Getting a job as an employee in a company with organized health and retirement benefits is the default and safe position in the working world. Anything outside of the safe, steady, in-house job environment—be that contracting or self employment—is seen as high-risk, high-stakes poker. But, is this assumption still correct? Is self-employment riskier than the traditional 9 to 5?

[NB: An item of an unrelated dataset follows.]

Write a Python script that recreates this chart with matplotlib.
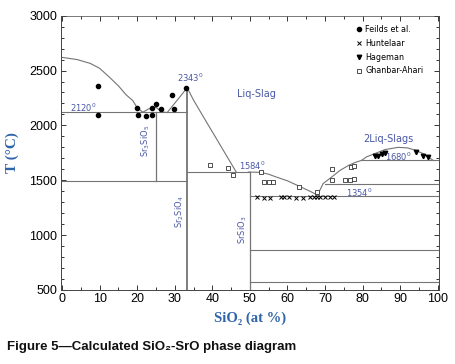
import matplotlib
matplotlib.use("Agg")
import matplotlib.pyplot as plt
from matplotlib.ticker import MultipleLocator

# ---------------- data ----------------
# liquidus segments (SiO2 at%, T in C)
liq1_x = [0, 4, 7.5, 10, 12.7, 15, 17, 18.8, 20, 21.5]
liq1_T = [2620, 2600, 2565, 2520, 2436, 2360, 2280, 2227, 2160, 2120]
liq2_x = [21.5, 23, 25, 26.5, 28]
liq2_T = [2120, 2150, 2165, 2122, 2118]
liq3_x = [28, 33.3]
liq3_T = [2118, 2343]
liq4_x = [33.3, 35, 38, 41, 44, 46.4]
liq4_T = [2343, 2230, 2056, 1884, 1711, 1573]
liq5_x = [49.6, 52.9, 55, 57, 60, 63.2, 66, 68]
liq5_T = [1575, 1572, 1555, 1530, 1495, 1445, 1400, 1365]
liq6_x = [68, 69.5, 71.8, 74, 76.3, 78, 79.8]
liq6_T = [1365, 1470, 1530, 1590, 1636, 1662, 1682]
dome_x = [79.8, 81, 83.4, 86, 89.5, 92, 94, 96, 97.5, 98.8]
dome_T = [1682, 1712, 1745, 1780, 1800, 1795, 1775, 1745, 1712, 1682]

# horizontal invariant lines: (x_start, x_end, T)
h_x0 = [0, 0, 33.3, 50, 70, 50, 50, 79.8]
h_x1 = [33.3, 33.3, 50, 100, 100, 100, 100, 100]
h_T = [2120, 1495, 1572, 1354, 1465, 864, 573, 1682]
# vertical compound lines: (x, T_low, T_high)
v_x = [25, 33.3, 50]
v_T0 = [1495, 500, 500]
v_T1 = [2120, 2343, 1575]

# experimental data
feilds_x = [9.6, 9.5, 20.0, 20.2, 22.4, 24.0, 24.0, 25.1, 26.4, 29.2, 29.7, 33.0]
feilds_T = [2355, 2091, 2157, 2091, 2082, 2157, 2091, 2191, 2152, 2273, 2152, 2343]
hunt_x = [51.8, 53.8, 55.4, 58.2, 59.1, 60.4, 62.2, 64.1, 66.1, 67.0, 67.9, 68.8, 70.1, 71.4, 72.3]
hunt_T = [1352, 1338, 1338, 1350, 1350, 1350, 1336, 1336, 1350, 1350, 1350, 1350, 1350, 1350, 1350]
hage_x = [83.2, 84.2, 85.1, 86.0, 94.3, 96.2, 97.5]
hage_T = [1720, 1725, 1740, 1745, 1755, 1722, 1710]
ghan_x = [39.5, 44.3, 45.4, 52.9, 53.8, 55.0, 56.2, 63.2, 67.9, 71.8, 71.9, 75.4, 76.7, 77.6, 76.8, 77.7]
ghan_T = [1636, 1610, 1545, 1575, 1485, 1480, 1480, 1440, 1397, 1606, 1500, 1500, 1506, 1515, 1625, 1630]

x_ticks = [0, 10, 20, 30, 40, 50, 60, 70, 80, 90, 100]
y_ticks = [500, 1000, 1500, 2000, 2500, 3000]

# ---------------- plot ----------------
LINE = "#747474"
TXT = "#4a58a6"
AXB = "#2f64a8"

fig = plt.figure(figsize=(4.56, 3.64), dpi=100)
ax = fig.add_axes([0.133, 0.2033, 0.830, 0.7536])

for xs, ts in [(liq1_x, liq1_T), (liq2_x, liq2_T), (liq3_x, liq3_T), (liq4_x, liq4_T),
               (liq5_x, liq5_T), (liq6_x, liq6_T), (dome_x, dome_T)]:
    ax.plot(xs, ts, color=LINE, lw=0.8)

for x0, x1, t in zip(h_x0, h_x1, h_T):
    ax.plot([x0, x1], [t, t], color=LINE, lw=0.8)
for x, t0, t1 in zip(v_x, v_T0, v_T1):
    ax.plot([x, x], [t0, t1], color=LINE, lw=1.3 if x == 33.3 else 0.9)

ax.plot(feilds_x, feilds_T, 'o', ms=3.0, color='black', ls='none', label='Feilds et al.')
ax.plot(hunt_x, hunt_T, 'x', ms=2.2, mew=0.7, color='black', ls='none', label='Huntelaar')
ax.plot(hage_x, hage_T, 'v', ms=3.2, color='black', ls='none', label='Hageman')
ax.plot(ghan_x, ghan_T, 's', ms=2.8, mfc='white', mec='#333333', mew=0.6, ls='none', label='Ghanbar-Ahari')

ax.legend(loc='upper right', bbox_to_anchor=(0.975, 0.99), frameon=False, fontsize=5.8,
          handletextpad=0.3, labelspacing=0.6, handlelength=0.8, borderpad=0.3)

# annotations
fs = 6
ax.text(5.6, 2160, '2120$^0$', color=TXT, fontsize=fs, ha='center', va='center')
ax.text(34.2, 2430, '2343$^0$', color=TXT, fontsize=fs, ha='center', va='center')
ax.text(22.3, 1860, 'Sr$_3$SiO$_5$', color=TXT, fontsize=fs, ha='center', va='center', rotation=90)
ax.text(31.3, 1215, 'Sr$_2$SiO$_4$', color=TXT, fontsize=fs, ha='center', va='center', rotation=90)
ax.text(48.1, 1045, 'SrSiO$_3$', color=TXT, fontsize=fs, ha='center', va='center', rotation=90)
ax.text(50.6, 1630, '1584$^0$', color=TXT, fontsize=fs, ha='center', va='center')
ax.text(79.2, 1388, '1354$^0$', color=TXT, fontsize=fs, ha='center', va='center')
ax.text(89.5, 1712, '1680$^0$', color=TXT, fontsize=fs, ha='center', va='center')
ax.text(51.7, 2290, 'Liq-Slag', color=TXT, fontsize=7, ha='center', va='center')
ax.text(86.9, 1880, '2Liq-Slags', color=TXT, fontsize=7, ha='center', va='center')

ax.set_xlim(-0.4, 100.4)
ax.set_ylim(500, 3000)
ax.set_xticks(x_ticks)
ax.set_yticks(y_ticks)
ax.xaxis.set_minor_locator(MultipleLocator(5))
ax.yaxis.set_minor_locator(MultipleLocator(100))
ax.tick_params(which='both', direction='in', top=True, right=True, width=0.7, colors='#333333',
               labelcolor='black')
ax.tick_params(which='major', length=3.5, labelsize=9, pad=2.5)
ax.tick_params(which='minor', length=2)
for lab in ax.get_xticklabels() + ax.get_yticklabels():
    lab.set_family(['Liberation Sans', 'DejaVu Sans'])
for s in ax.spines.values():
    s.set_linewidth(0.7)
    s.set_color('#444444')
ax.spines['top'].set_linewidth(0.5)

ax.set_xlabel('SiO₂ (at %)', color=AXB, fontsize=10.5, fontweight='bold',
              family=['Liberation Serif', 'DejaVu Serif'], labelpad=4)
ax.set_ylabel('T (°C)', color=AXB, fontsize=11, fontweight='bold',
              family=['Liberation Serif', 'DejaVu Serif'])
ax.yaxis.set_label_coords(-0.11, 0.5)

fig.text(0.015, 0.03, 'Figure 5—Calculated SiO₂-SrO phase diagram', fontsize=9.5, fontweight='bold',
         family=['Liberation Sans', 'DejaVu Sans'], color='#111111', ha='left', va='bottom')

fig.savefig('out.png', dpi=100)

For example, one massive risk with full-time, permanent employment is that all your eggs are in one basket. If a recession hits and you are laid off, or you get fired for performance, it can be a catastrophic event; your income can drop to zero immediately, as you have no other income channels. You haven’t spread your risk, like you might do when you are self-employed (having several clients), and in this sense, having one in-house job is riskier than being self-employed where the loss of one client for whatever reason is not so catastrophic as you have other clients providing income to tide you over until you can replace the lost client. Also, thanks to the explosive rise of online freelancer workplaces like Odesk, elance and freelancer.com, it’s never been easier for freelancers to find a new client or back fill an old client. This means that the risk of not finding new business, that was previously associated with freelance work, has also been massively reduced compared to, say, 10 years ago.
Another risk with full-time, permanent employment is that the sands are shifting beneath employees’ feet. Research from Adecco reported in the HBR suggests that the rate of growth of contingent workers (freelance, contractors, part-time) is four times the growth rate of traditional workforces and that contingent workers will eventually make up 25 percent of the workforce. This is partly driven by employers making greater use of contingent workers versus full-time employees due to the flexibility of this workforce model. This means that proportionately over time, it’s likely there will be less full-time, permanent jobs available—relative to freelance jobs—increasing the risk again.
And what about the psychological risk? Employment is hardly paradise at the moment with the Gallup global engagement survey showing that 87 percent of employees are disengaged at work; so, there’s a high chance you won’t be happy in employment. In contrast, this study from the University of Zurich of 23 countries shows that the self-employed are substantially more satisfied with their work than employed people due to the autonomy. This shows that you are much less likely to be happy in full-time employment compared to contingency working.
In terms of earnings, in the UK recent research shows that self-employed workers earn double that of employed workers, (£50,820 versus £26,093). The self-employed also earn more in Canada, according to this monster article. However, in the U.S., the picture is less clear, but it seems that the self-employed and employees earn a similar salary on average, according to research reported on Businessweek. Finance is a complicated thing, but in general, it seems that the employed worker can be financially worse off or at least equally paid with the self-employed worker, depending on which country you are in.
So, remarkably, I think there are many aspects of employment which make it a riskier bet than self-employment, such as having all your eggs in one basket, the lack of job security, the decline in traditional jobs versus a rise in freelance work, massive employee disengagement compared to higher self-employed satisfaction rates. And in many countries, the self-employed are better off financially. I believe that the modern worker should regard employment and self-employment as two equally valid and viable career paths given the comparable risk profile of each option.